By Ebrahim Harvey
I argue that a lot of what the media focused on last week surrounding the protests by the EFF against Clicks, following the racist comments in an advert on its website about some hair products, failed to raise the most important questions about race and racism in post-apartheid South Africa.
The advert, which described the hair of a black model as “dry and damaged” and “frizzy and dull”, which was contrasted with a blonde Caucasian’s hair that was “fine and flat” and “normal”, was not the cause of the dramatic confrontation, disruption and violence that occurred at some of Clicks’ stores in the midst of countrywide protests by the EFF last week.
It is rather obvious that this country continues to be bedevilled by race and racism 26 years after the 1994 political breakthrough.
Ultimately it is not even about tweaking the public image and reputation of companies to avoid such controversies.
It is also not, in the final analysis, mainly about hairstyle types or preferences and even of the associated Eurocentric standards of beauty.
No, the main point is that there are different kinds of racism that occur across a wide variety of scales and levels in our society, some of which are more descriptive and anecdotal, like the Clicks advert or the Dove or H&M adverts a few years ago, and others that are much more serious and systemic, which have nothing to do with commercial adverts but daily stalk, maim and mar the lives of the black working-class majority of this country.
The conditions of worsening black poverty and unemployment and raging social inequality become this country’s much bigger and more serious problem.
In other words, even if there was no racism at all in commercial adverts, these problems incomparably affect infinitely more black people in their daily lives.
While the Clicks advert correctly ignited a huge reaction, especially among the black middle classes active on social media, it is the tip of the iceberg of ongoing systemic racism in the lives of the black working-class majority who reside in townships, many or most of whom are today, especially in the wake of the Covid-19 pandemic, daily besieged by arguably the worst poverty and unemployment and related social miseries ever in this country.
This, while many among the black middle-class and the likes of the leadership of the EFF, who organised and led the anti-Clicks protests, live very comfortably in formerly white suburbia.
In the final analysis, any attempts to conveniently separate these matters, which contrast the lives of the vast majority of black people in the township with those who live in formerly white suburbia, from the ongoing structural racism I am alluding to would be fatally flawed and false.
In this regard, as offensively racist as that advert certainly was, how do those aggrieved feelings compare with the heart-rending plight of the majority of black women in townships who suffer indignities incomparably worse than that elicited by that advert?
The irrefutable fact is that the leadership of the EFF has never angrily condemned and taken to the streets to protest and organise against the deplorable poverty, unemployment and multiple hardships the black working-class majority daily suffer in the townships, especially African women who still remain at the bottom of our society after 1994.

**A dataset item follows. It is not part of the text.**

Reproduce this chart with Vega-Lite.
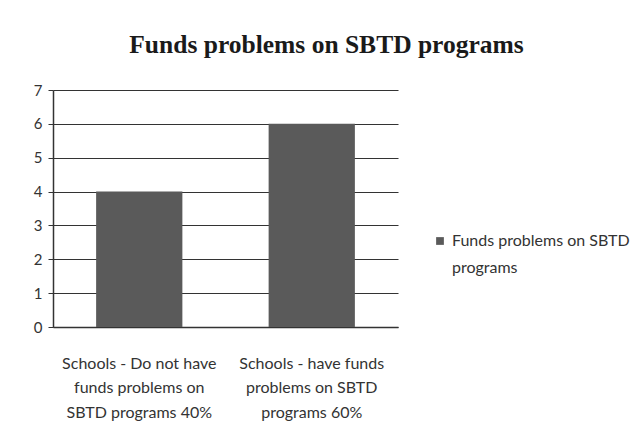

What also has the EFF done against the horrendous and worsening violence perpetrated against black women and children in townships over the past few years?
Where have they been when so many times black people were violently evicted from their homes by the Red Ants in the city of Joburg and elsewhere?
The hard and irrefutable fact is that the EFF is weak on the multiple indignities black people suffer daily in townships and in city areas, but they are very quick to react to anything that will catapult them into the national spotlight and increase their popularity, especially at the polls.
In this regard, I am convinced that the reaction of the EFF last week was calculated to elicit maximum publicity to influence the outcome of the 2021 local government elections.
But it was once again the violence orchestrated by members and supporters of the EFF last week that is the biggest problem they face as a political party.
In this regard, there can be no doubt that the black youth are justifiably angry with their worsening lot after 1994, which the impact of Covid-19 will certainly worsen, but equally there can be no doubt that the EFF leadership consciously manipulates the serious and multiple problems they face and grievances they have in order to score political mileage.
The stories of Clicks stores which were either vandalised or petrol-bombed and employees intimidated and threatened once again distracted from a discussion of that which lies not only within, but beneath the advertisement.
Contrary to what the EFF leadership might think, these continuous spectacles of violence are going to seriously undermine its growth over the longer term.
“Leadership has never taken to the streets over poverty, hardships of working-class majority in the townships”.
* Harvey is a political writer, analyst and author.
** The views expressed here are not necessarily those of IOL.